Romania's Rustic Cheese, and the Shepherds Who Make It

No 73

In the Bucovina sheepfolds near the high point of the Rarau Mountains, there exists a practice of shepherding that dates back as far as the Mesolithic period.

Like many shepherds in the region, Vasile Alboi starts his climb up the mountain in the early spring. Along with the four men he has hired for the season, they herd the villagers’ four hundred cows, sheep and goats through groves of beech trees, along well-worn paths and up to the highland pastures that will be their home for the summer months. This ancient form of transhumance, the seasonal practice of moving livestock from one grazing ground to another, is something he learned as a child from his father, the knowledge passed down for generations.

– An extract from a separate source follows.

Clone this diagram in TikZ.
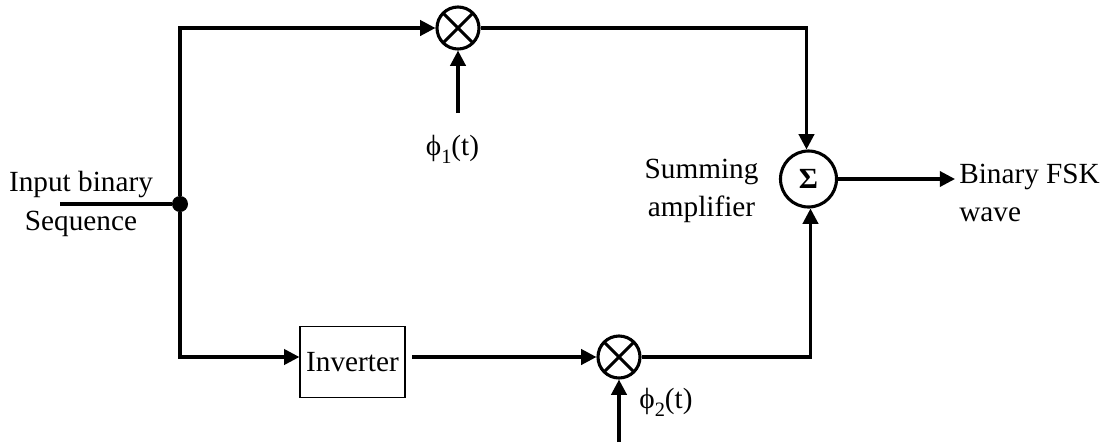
\documentclass[tikz,border=0pt]{standalone}
\usepackage{fontspec}
\setmainfont{Liberation Serif}
\usepackage{tikz}
\usetikzlibrary{arrows.meta,positioning,calc}

\newcommand{\lowsub}[1]{\raisebox{-0.62ex}{\fontsize{14.5}{14.5}\selectfont #1}}

\begin{document}
\begin{tikzpicture}[
  x=0.025cm, y=-0.025cm,
  font=\fontsize{20.8}{27.6}\selectfont,
  mix/.style={draw, circle, line width=2.2pt, minimum size=1.05cm, inner sep=0pt, fill=white,
              path picture={
                \draw[line width=2.2pt] (path picture bounding box.north west) -- (path picture bounding box.south east);
                \draw[line width=2.2pt] (path picture bounding box.north east) -- (path picture bounding box.south west);}},
  summer/.style={draw, circle, line width=2.2pt, minimum size=1.4cm, inner sep=0pt},
  blk/.style={draw, line width=1pt, minimum width=2.62cm, minimum height=1.77cm, inner sep=0pt},
  lbl/.style={align=center, inner sep=0pt},
  wire/.style={line width=2.2pt},
  arr/.style={wire, -{Triangle[length=3.8mm, width=3.8mm]}}
]
\useasboundingbox (0,0) rectangle (1107,443);

\node[mix]    (mixa)   at (458, 28)  {};
\node[mix]    (mixb)   at (619, 357) {};
\node[summer] (sum)    at (808.5, 179) {\raisebox{-0.2ex}{\textbf{Σ}}};
\node[blk]    (inv)    at (352.5, 362) {Inverter};
\node[circle, fill=black, inner sep=0pt, minimum size=0.4cm] (join) at (180, 204) {};

\node[lbl] (inlbl)  at (81, 204)  {Input binary\\Sequence};
\node[lbl] (sumlbl) at (701.5, 191) {Summing\\amplifier};
\node[lbl, align=left, anchor=west] (outlbl) at (959, 193) {Binary FSK\\wave};
\node[lbl, anchor=base] (phia) at (452.5, 155) {ϕ\lowsub{1}(t)};
\node[lbl, anchor=base] (phib) at (666, 408) {ϕ\lowsub{2}(t)};

\coordinate (instart) at (60, 204);
\coordinate (phiastart) at (458, 113);
\coordinate (phibstart) at (619, 442);
\coordinate (invout) at (412, 357);
\coordinate (sumout) at (955, 179);

\draw[wire] (instart) -- (join);
\draw[arr] (join) |- (mixa);
\draw[arr] (join) |- (inv.west |- mixb);
\draw[arr] (invout) -- (mixb);
\draw[arr] (phiastart) -- (mixa);
\draw[arr] (phibstart) -- (mixb);
\draw[arr] (mixa) -| ([xshift=-2*0.025cm]sum.north);
\draw[arr] (mixb) -| ([xshift=2*0.025cm]sum.south);
\draw[arr] (sum) -- (sumout);
\end{tikzpicture}
\end{document}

In Romanian folklore shepherds are a loaded symbol of the country’s pastoral roots. Said to be the country’s defining myth, The Ballad of Morita tells the tale of a good Romanian shepherd who lets himself be murdered by jealous rivals after being warned of their plan by one of his lambs. In a land dotted with monasteries decorated with murals of sheep, there is something Christ-like about the magnanimous martyrdom of the shepherd.

Beyond their cultural potency, shepherds have long performed a central working role in a country that came late to industrialization. Today thirty percent of Romania’s active population still works in agriculture, and the Carpathian mountains cover two thirds of the country’s surface area. It is in these highland valleys that Vasile started his own stână, or sheepfold, three decades ago. And it is here that his crew produces cheese for the villagers and themselves.

Known as caș, it is a smooth, high-fat, relatively simple cheese. (Caș is also the starting point for Romania’s prized, pine-wrapped Branza de Burduf cheese). It comes from the cows, goats and sheep that the shepherds milk during the pre-dawn, and pre-dusk hours every day. Once the milk is gathered, one of the shepherds herds the flock to richer grazing pastures, while the rest of them stay behind to boil the milk, mix the curd and strain the cheese through cotton netting. There is no electricity, no refrigeration and no modern tools.

They make the cheese in the same small wooden shack that they sleep and eat in every night, oil lamps glowing in the smoke, wind whistling through the slats, everything smelling of milk and sheep.

It is a life of few comforts, and sheepfolds like Vasile’s are becoming increasingly rare. The practice is in peril as young men leave for better paying and less arduous jobs in Romania’s cities and beyond. At 78, Vasile is not as strong as he was, and the summer depicted here was his last away from his family. Still, coming down the mountain one last time, he knew that he would miss much about the only life he had known.